Les interrogations économiques, un durcissement annoncé de la réglementation européenne à venir sur le bien-être animal et les normes visant les installations classées ne facilitent pas le dialogue entre les éleveurs et les citoyens ou consommateurs. Dans ce contexte difficile, « le rôle des interprofessions régionales est de se battre pour aider les éleveurs à retrouver l’envie de bâtir ou rénover des bâtiments sans trop craindre les procédures administratives et les problèmes de voisinage ». En ce sens, l’Anvol mise sur l’appui apporté par le plan Reconquête de la souveraineté lancé par le ministre le 17 octobre dernier. Ce plan devrait également permettre de mieux valoriser l’origine France en restauration hors-foyer.
L. G.
1. L’Anvol, association nationale interprofessionnelle de la volaille de chair, réunit 21 organisations représentant la production française (poulet, dinde, canards à rôtir, pintade, caille et pigeon), dont 20 % sous signe de qualité (Label rouge, Bio, CCP – Certification de Conformité Produit).
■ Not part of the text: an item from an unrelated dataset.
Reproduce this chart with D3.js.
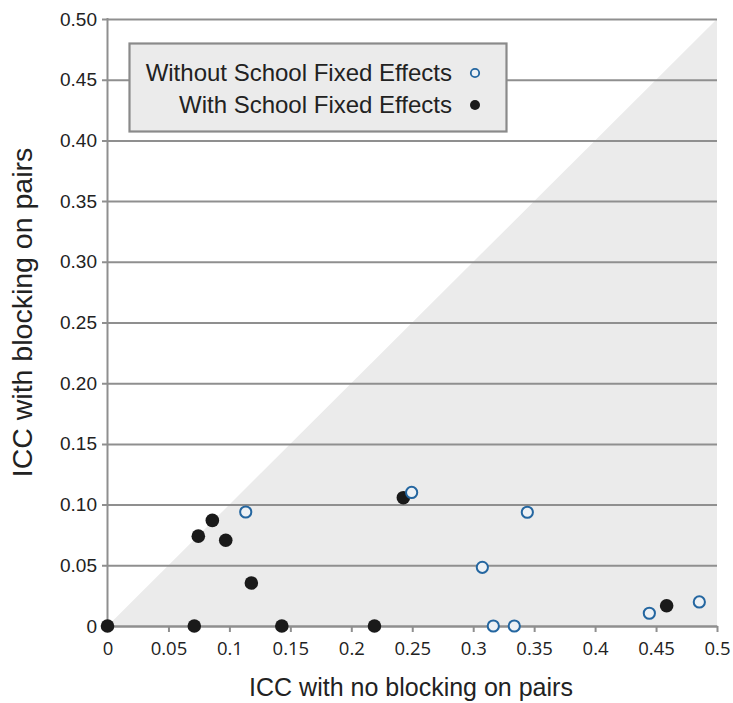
<!DOCTYPE html>
<html><head><meta charset="utf-8">
<script src="https://cdn.jsdelivr.net/npm/d3@7"></script>
<style>body{margin:0;background:#fff}svg{display:block}</style>
</head><body>
<svg id="c" width="733" height="703"></svg>
<script>
// Data
const withoutFE_x = [0.1134, 0.2495, 0.3444, 0.3075, 0.3165, 0.3337, 0.4445, 0.4855];
const withoutFE_y = [0.0939, 0.110, 0.0937, 0.0483, 0, 0, 0.0105, 0.0198];
const withFE_x = [0, 0.0745, 0.086, 0.097, 0.118, 0.0712, 0.143, 0.219, 0.2427, 0.4587];
const withFE_y = [0, 0.074, 0.087, 0.0706, 0.0354, 0, 0, 0, 0.1057, 0.0167];
const xTicks = [0, 0.05, 0.1, 0.15, 0.2, 0.25, 0.3, 0.35, 0.4, 0.45, 0.5];
const xTickLabels = ["0","0.05","0.1","0.15","0.2","0.25","0.3","0.35","0.4","0.45","0.5"];
const yTicks = [0, 0.05, 0.1, 0.15, 0.2, 0.25, 0.3, 0.35, 0.4, 0.45, 0.5];
const yTickLabels = ["0","0.05","0.10","0.15","0.20","0.25","0.30","0.35","0.40","0.45","0.50"];
const legendLabels = ["Without School Fixed Effects", "With School Fixed Effects"];
const xTitle = "ICC with no blocking on pairs";
const yTitle = "ICC with blocking on pairs";

const svg = d3.select("#c");
const L = 107.5, R = 717, T = 19, B = 626;
const x = d3.scaleLinear().domain([0, 0.5]).range([L, R]);
const y = d3.scaleLinear().domain([0, 0.5]).range([B, T]);
const gridCol = "#8f8f8f";
const blue = "#2466a0";
const sans = "Liberation Sans, Arial, sans-serif";

// shaded triangle below diagonal
svg.append("path")
  .attr("d", d3.line().x(d => x(d[0])).y(d => y(d[1]))([[0,0],[0.5,0.5],[0.5,0]]) + "Z")
  .attr("fill", "#ebebeb");

// y axis with gridlines
const yAxis = d3.axisLeft(y).tickValues(yTicks)
  .tickFormat((d, i) => yTickLabels[i])
  .tickSize(-(R - L)).tickPadding(6);
const gy = svg.append("g").attr("transform", `translate(${L},0)`).call(yAxis);
gy.select(".domain").remove();
gy.selectAll(".tick line").attr("x1", -5.5).attr("stroke", gridCol).attr("stroke-width", 2);
gy.selectAll(".tick text").attr("font-family", sans)
  .attr("font-size", 19).attr("fill", "#222").attr("x", -10.5);

// x axis
const xAxis = d3.axisBottom(x).tickValues(xTicks)
  .tickFormat((d, i) => xTickLabels[i]).tickSize(6).tickSizeOuter(0).tickPadding(6);
const gx = svg.append("g").attr("transform", `translate(0,${B})`).call(xAxis);
gx.select(".domain").attr("stroke", gridCol).attr("stroke-width", 2);
gx.selectAll(".tick line").attr("stroke", gridCol).attr("stroke-width", 2);
gx.selectAll(".tick text").attr("font-family", "Open Sans, sans-serif")
  .attr("font-size", 18.5).attr("fill", "#222").attr("y", 29).attr("dy", null);

// left axis line
svg.append("line").attr("x1", L).attr("x2", L).attr("y1", T - 1).attr("y2", B + 1)
  .attr("stroke", gridCol).attr("stroke-width", 2);

// points
svg.append("g").selectAll("circle").data(withFE_x.map((v, i) => [v, withFE_y[i]]))
  .join("circle").attr("cx", d => x(d[0])).attr("cy", d => y(d[1])).attr("r", 6.8)
  .attr("fill", "#1a1a1a");
svg.append("g").selectAll("circle").data(withoutFE_x.map((v, i) => [v, withoutFE_y[i]]))
  .join("circle").attr("cx", d => x(d[0])).attr("cy", d => y(d[1])).attr("r", 5.6)
  .attr("fill", "#edf1f5").attr("stroke", blue).attr("stroke-width", 2);

// legend
const lg = svg.append("g");
lg.append("rect").attr("x", 129.5).attr("y", 43.5).attr("width", 377).attr("height", 88)
  .attr("fill", "#ebebeb").attr("stroke", "#8a8a8a").attr("stroke-width", 2.2);
lg.selectAll("text").data(legendLabels).join("text")
  .attr("x", 452).attr("y", (d, i) => 81 + i * 31.5)
  .attr("text-anchor", "end").attr("font-family", sans)
  .attr("font-size", 24).attr("fill", "#222").text(d => d);
lg.append("circle").attr("cx", 475).attr("cy", 73).attr("r", 4.2)
  .attr("fill", "#edf1f5").attr("stroke", blue).attr("stroke-width", 1.8);
lg.append("circle").attr("cx", 475).attr("cy", 105).attr("r", 5)
  .attr("fill", "#1a1a1a");

// titles
svg.append("text").attr("x", 411).attr("y", 696).attr("text-anchor", "middle")
  .attr("font-family", sans).attr("font-size", 25)
  .attr("fill", "#222").text(xTitle);
svg.append("text").attr("transform", "translate(31.5,312.5) rotate(-90)").attr("text-anchor", "middle")
  .attr("font-family", sans).attr("font-size", 28.5)
  .attr("fill", "#222").text(yTitle);
</script>
</body></html>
2. Myronivskyi Hliboprodukt, boulangerie industrielle de Mironivka (abrégé en MHP), est la plus importante entreprise agroalimentaire d’Ukraine (usines et 360 000 ha de terres à blé). MHP, cotée en bourse, est enregistrée à Chypre et dirigée par le milliardaire Yuriy Kosiuk. À son capital, des fonds d’investissement américain (Kopernik Global Investor), britanniques, norvégien (Norges Bank Investment Management) etc. Depuis le début de la guerre, la BERD a accordé un prêt de 90 millions d’euros à MHP alors que « la conformité des investissements précédents dans les projets du groupe restait en suspens », soulignait Ecoaction, le Centre d’initiatives environnementales ukrainien.
Le Pacte Ambition Anvol 2025
L’interprofession continue à travailler sur son Pacte Ambition dans l’esprit de la RSO (responsabilité sociétale des organisations) montrant sa volonté de contribuer aux enjeux du développement durable et de répondre aux demandes sociétales pour davantage de bien-être animal. Ce pacte comporte six engagements. Le directeur de l’Anvol note « la capacité d’une partie des élevages à satisfaire la norme ECC (European Chicken Commitment), mais dans la situation économique actuelle la conversion n’est pas opérée ». L’ECC est une initiative lancée en 2017 par une trentaine d’organisations non gouvernementales européennes de protection animale, exigeant des entreprises agroalimentaires de nouveaux standards d’élevage et d’abattage des poulets de chair.
La grande distribution a suivi et ces cahiers des charges adoptés par les distributeurs se développent aussi au Royaume-Uni et aux État-Unis. Une autre inquiétante question se pose : les grands pays exportateurs de volailles ont-ils la capacité de se convertir rapidement aux normes ECC ? Si tel était le cas, ces poulets arriveraient sur nos marchés à des prix compétitifs et les destabiliseraient.